THE PROBLEM :: Stop after the line with "32.90, 32.90, 32.95];": repeat exactly every line before it, beginning with the first, and that line itself.

DATASET EXCERPT ::

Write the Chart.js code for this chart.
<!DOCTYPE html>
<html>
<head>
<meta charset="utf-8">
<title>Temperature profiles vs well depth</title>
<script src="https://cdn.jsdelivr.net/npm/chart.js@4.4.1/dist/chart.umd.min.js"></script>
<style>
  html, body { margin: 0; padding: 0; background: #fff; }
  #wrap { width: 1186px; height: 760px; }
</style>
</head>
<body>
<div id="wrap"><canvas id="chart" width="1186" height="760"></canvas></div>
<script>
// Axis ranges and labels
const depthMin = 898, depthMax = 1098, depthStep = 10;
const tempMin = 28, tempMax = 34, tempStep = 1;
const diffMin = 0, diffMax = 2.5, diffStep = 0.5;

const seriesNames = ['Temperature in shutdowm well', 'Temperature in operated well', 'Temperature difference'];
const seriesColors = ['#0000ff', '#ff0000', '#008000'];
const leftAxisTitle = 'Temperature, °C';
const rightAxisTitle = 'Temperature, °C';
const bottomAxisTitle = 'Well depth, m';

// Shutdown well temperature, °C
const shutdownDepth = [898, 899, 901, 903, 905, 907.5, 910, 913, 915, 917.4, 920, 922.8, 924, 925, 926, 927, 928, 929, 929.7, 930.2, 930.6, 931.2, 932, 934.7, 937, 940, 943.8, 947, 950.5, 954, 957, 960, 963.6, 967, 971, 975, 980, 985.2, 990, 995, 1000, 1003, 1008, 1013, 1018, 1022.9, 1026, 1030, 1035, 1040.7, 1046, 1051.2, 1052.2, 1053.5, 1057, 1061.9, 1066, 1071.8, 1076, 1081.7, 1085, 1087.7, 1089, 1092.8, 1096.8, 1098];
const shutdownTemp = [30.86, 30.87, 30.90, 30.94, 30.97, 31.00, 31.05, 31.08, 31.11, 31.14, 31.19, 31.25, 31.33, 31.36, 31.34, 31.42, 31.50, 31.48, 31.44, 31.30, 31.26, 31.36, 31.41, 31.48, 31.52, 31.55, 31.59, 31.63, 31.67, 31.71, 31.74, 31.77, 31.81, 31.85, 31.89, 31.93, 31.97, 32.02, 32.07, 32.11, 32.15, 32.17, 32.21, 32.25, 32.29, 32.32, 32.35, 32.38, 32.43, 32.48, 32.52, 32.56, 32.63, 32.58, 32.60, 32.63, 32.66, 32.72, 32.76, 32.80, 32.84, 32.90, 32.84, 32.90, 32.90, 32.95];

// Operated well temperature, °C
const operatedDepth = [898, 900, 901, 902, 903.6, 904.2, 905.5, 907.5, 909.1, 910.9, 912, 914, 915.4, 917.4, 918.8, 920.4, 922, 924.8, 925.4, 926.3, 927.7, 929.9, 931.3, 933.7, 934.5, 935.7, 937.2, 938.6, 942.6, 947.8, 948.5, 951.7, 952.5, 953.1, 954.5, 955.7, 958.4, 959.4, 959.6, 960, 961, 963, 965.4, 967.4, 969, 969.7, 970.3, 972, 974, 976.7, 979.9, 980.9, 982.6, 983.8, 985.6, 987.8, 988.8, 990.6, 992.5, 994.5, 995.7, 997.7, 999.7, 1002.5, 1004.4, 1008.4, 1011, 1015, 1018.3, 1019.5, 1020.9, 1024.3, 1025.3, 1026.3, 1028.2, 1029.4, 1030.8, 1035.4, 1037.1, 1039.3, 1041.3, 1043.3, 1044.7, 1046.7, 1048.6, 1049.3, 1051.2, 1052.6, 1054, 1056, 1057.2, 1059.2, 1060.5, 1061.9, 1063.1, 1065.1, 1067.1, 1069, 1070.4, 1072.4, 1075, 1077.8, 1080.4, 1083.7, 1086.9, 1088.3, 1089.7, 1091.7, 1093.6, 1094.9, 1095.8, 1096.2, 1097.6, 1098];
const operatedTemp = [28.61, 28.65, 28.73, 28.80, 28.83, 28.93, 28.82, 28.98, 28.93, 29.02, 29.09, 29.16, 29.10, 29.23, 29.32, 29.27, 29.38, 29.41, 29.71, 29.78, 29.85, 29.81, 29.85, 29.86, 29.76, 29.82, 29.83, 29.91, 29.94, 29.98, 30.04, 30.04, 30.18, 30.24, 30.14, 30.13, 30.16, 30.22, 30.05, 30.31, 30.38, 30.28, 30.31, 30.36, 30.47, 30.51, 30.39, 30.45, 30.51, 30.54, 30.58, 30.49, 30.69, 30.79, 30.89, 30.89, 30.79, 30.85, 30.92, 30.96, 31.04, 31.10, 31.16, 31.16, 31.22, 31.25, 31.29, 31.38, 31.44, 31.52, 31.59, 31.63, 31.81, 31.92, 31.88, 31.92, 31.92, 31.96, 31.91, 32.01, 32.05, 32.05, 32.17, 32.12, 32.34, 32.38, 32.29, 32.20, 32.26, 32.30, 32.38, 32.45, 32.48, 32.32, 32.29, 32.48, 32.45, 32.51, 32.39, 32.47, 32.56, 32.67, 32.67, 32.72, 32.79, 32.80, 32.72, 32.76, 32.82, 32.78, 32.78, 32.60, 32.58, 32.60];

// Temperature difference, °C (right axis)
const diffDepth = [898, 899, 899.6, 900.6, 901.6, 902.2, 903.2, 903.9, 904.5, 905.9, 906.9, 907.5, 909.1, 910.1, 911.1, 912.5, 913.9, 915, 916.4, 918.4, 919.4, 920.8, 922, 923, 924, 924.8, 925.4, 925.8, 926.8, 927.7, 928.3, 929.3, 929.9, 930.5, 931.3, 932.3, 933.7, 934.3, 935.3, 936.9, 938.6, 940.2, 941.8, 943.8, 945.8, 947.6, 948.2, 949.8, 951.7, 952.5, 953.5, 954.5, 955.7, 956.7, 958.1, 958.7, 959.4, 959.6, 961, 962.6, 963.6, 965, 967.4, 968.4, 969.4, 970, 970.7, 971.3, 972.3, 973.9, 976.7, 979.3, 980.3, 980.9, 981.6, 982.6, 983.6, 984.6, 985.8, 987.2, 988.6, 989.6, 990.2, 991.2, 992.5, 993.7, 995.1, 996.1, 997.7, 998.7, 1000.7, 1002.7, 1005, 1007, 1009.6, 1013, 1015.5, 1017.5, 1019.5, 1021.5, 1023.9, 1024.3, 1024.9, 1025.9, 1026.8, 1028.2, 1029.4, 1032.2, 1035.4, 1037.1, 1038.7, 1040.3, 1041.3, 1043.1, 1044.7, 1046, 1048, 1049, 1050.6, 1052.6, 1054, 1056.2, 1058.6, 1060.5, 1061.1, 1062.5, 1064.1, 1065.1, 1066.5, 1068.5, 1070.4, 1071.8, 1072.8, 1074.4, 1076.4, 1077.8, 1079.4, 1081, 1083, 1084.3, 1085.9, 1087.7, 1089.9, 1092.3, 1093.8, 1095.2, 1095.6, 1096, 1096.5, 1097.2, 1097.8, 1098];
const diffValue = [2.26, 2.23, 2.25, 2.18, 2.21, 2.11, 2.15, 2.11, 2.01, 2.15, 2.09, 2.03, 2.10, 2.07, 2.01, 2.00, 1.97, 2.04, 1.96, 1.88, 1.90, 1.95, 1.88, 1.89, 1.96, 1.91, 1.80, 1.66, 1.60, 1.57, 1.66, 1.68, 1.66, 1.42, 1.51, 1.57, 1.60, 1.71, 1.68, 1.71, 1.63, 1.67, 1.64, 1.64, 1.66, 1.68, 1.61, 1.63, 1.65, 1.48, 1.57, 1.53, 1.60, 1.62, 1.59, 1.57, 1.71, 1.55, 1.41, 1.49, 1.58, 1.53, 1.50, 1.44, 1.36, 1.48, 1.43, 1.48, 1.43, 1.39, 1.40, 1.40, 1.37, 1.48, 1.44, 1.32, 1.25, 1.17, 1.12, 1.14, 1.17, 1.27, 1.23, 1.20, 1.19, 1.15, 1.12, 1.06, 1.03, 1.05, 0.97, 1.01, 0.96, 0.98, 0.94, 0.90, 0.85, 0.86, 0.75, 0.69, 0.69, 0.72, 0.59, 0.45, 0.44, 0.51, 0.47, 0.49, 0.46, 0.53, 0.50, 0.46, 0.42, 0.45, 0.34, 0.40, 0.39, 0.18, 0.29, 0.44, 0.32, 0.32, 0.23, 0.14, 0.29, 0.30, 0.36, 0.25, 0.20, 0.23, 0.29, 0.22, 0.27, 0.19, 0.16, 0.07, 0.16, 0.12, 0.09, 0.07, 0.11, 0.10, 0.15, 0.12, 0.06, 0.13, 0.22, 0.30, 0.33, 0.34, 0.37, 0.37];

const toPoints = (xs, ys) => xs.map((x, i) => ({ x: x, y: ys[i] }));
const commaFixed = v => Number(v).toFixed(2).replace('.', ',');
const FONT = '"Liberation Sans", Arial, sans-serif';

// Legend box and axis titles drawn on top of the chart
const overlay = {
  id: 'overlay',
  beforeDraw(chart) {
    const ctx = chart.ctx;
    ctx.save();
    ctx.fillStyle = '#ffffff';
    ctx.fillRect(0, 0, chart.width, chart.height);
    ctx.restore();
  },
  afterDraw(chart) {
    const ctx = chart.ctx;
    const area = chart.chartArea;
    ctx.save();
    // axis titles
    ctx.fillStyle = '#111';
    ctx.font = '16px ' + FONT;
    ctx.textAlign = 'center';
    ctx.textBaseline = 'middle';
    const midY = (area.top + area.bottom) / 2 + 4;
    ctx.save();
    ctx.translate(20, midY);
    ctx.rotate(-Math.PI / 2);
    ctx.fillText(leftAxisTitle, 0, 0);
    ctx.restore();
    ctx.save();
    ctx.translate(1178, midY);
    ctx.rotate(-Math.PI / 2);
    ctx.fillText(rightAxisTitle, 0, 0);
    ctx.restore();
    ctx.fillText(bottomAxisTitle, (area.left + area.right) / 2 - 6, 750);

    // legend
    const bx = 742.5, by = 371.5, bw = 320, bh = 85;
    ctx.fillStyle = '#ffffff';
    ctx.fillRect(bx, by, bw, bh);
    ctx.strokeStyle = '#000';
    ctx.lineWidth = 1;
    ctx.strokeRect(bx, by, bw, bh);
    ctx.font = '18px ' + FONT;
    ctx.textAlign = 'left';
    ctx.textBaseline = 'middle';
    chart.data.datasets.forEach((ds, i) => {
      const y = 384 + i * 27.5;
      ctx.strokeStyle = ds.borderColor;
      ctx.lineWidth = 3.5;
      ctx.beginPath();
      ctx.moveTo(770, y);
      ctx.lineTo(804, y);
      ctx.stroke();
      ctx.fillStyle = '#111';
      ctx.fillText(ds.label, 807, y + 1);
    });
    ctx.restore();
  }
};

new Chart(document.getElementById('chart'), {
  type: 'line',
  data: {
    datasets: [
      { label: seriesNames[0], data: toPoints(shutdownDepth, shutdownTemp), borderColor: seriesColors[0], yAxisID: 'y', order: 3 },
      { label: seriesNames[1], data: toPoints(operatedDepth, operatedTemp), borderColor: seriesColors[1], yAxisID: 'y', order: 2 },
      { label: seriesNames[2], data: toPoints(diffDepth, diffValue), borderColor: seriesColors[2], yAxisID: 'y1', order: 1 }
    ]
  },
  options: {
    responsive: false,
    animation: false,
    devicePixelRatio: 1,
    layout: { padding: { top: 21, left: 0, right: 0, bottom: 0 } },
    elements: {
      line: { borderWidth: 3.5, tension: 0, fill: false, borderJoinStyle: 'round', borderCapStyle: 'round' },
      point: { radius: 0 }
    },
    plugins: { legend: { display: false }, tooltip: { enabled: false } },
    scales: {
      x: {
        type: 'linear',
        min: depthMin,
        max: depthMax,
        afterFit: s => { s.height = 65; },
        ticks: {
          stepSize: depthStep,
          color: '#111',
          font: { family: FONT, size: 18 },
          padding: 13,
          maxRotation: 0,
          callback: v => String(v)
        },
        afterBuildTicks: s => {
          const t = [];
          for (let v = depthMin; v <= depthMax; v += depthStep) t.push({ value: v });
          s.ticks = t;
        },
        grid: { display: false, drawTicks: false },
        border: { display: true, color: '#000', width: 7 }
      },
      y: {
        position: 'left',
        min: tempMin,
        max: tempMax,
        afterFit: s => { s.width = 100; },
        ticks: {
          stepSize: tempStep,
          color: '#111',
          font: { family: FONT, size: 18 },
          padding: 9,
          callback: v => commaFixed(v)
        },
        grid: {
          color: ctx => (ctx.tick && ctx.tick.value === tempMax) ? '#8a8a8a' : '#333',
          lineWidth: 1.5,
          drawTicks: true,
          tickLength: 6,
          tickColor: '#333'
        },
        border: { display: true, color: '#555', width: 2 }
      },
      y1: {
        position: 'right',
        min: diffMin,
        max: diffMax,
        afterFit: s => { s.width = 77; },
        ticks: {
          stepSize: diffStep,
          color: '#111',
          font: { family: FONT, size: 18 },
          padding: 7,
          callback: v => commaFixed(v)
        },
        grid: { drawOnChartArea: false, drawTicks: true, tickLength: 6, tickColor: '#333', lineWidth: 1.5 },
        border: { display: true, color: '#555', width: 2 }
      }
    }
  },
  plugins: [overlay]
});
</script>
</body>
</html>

WRITTEN RESPONSE ::
Write the Chart.js code for this chart.
<!DOCTYPE html>
<html>
<head>
<meta charset="utf-8">
<title>Temperature profiles vs well depth</title>
<script src="https://cdn.jsdelivr.net/npm/chart.js@4.4.1/dist/chart.umd.min.js"></script>
<style>
  html, body { margin: 0; padding: 0; background: #fff; }
  #wrap { width: 1186px; height: 760px; }
</style>
</head>
<body>
<div id="wrap"><canvas id="chart" width="1186" height="760"></canvas></div>
<script>
// Axis ranges and labels
const depthMin = 898, depthMax = 1098, depthStep = 10;
const tempMin = 28, tempMax = 34, tempStep = 1;
const diffMin = 0, diffMax = 2.5, diffStep = 0.5;

const seriesNames = ['Temperature in shutdowm well', 'Temperature in operated well', 'Temperature difference'];
const seriesColors = ['#0000ff', '#ff0000', '#008000'];
const leftAxisTitle = 'Temperature, °C';
const rightAxisTitle = 'Temperature, °C';
const bottomAxisTitle = 'Well depth, m';

// Shutdown well temperature, °C
const shutdownDepth = [898, 899, 901, 903, 905, 907.5, 910, 913, 915, 917.4, 920, 922.8, 924, 925, 926, 927, 928, 929, 929.7, 930.2, 930.6, 931.2, 932, 934.7, 937, 940, 943.8, 947, 950.5, 954, 957, 960, 963.6, 967, 971, 975, 980, 985.2, 990, 995, 1000, 1003, 1008, 1013, 1018, 1022.9, 1026, 1030, 1035, 1040.7, 1046, 1051.2, 1052.2, 1053.5, 1057, 1061.9, 1066, 1071.8, 1076, 1081.7, 1085, 1087.7, 1089, 1092.8, 1096.8, 1098];
const shutdownTemp = [30.86, 30.87, 30.90, 30.94, 30.97, 31.00, 31.05, 31.08, 31.11, 31.14, 31.19, 31.25, 31.33, 31.36, 31.34, 31.42, 31.50, 31.48, 31.44, 31.30, 31.26, 31.36, 31.41, 31.48, 31.52, 31.55, 31.59, 31.63, 31.67, 31.71, 31.74, 31.77, 31.81, 31.85, 31.89, 31.93, 31.97, 32.02, 32.07, 32.11, 32.15, 32.17, 32.21, 32.25, 32.29, 32.32, 32.35, 32.38, 32.43, 32.48, 32.52, 32.56, 32.63, 32.58, 32.60, 32.63, 32.66, 32.72, 32.76, 32.80, 32.84, 32.90, 32.84, 32.90, 32.90, 32.95];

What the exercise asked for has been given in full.